To overcome skepticism, Mr Ang actively collaborates with Singapore Polytechnic for their Science and Business of Wine course“Drinkers (especially for wine) will always be used to a particular style. Through education, I can introduce them to this newworld region and its potential in creating noteworthy products,” he adds.

Mr Chee suggests a more hands-on approach with strong spirits like Baijiu.

“Cocktails are a great way to let consumers understand the spirit. Producers can work with bars to enhance the natural flavours of the spirit in the cocktail and make it more accessible. We would also serve a shot (upon request) of the base spirit on the side for guests to help them appreciate its character and complexity on its own.”

(Related: Fresh winemaking approach paves way for exciting new champagnes)

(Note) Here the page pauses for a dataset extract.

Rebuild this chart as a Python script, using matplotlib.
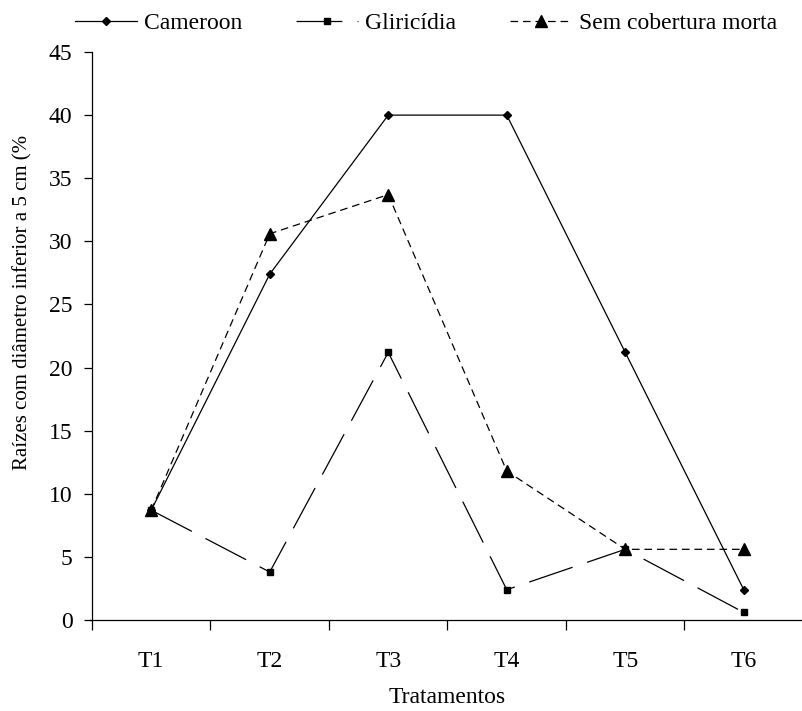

Gerald Lu, vice-chairman of the Sommelier Association of Singapore and general manager at Praelum Wine Bistro adds, “Consumers won’t order Chinese wines due to preconceived notions and price points, but are willing to try (as a low-cost/ free sampling). I’d say that 75 per cent are surprised by the quality, and about 20 per cent would end up buying a bottle.

The problem is that wines from boutique wineries who are doing great things, are not yet available in Singapore (or the rest of the world, for that matter).”

Meanwhile, Ms Lee believes that letting the fan base for wines and other spirits grow organically by seeding them into Chinese restaurants is a good way to get the ball rolling. “Chinese food and restaurants are universal. Through pairing with food and keeping the prices accessible, its popularity will eventually rise.”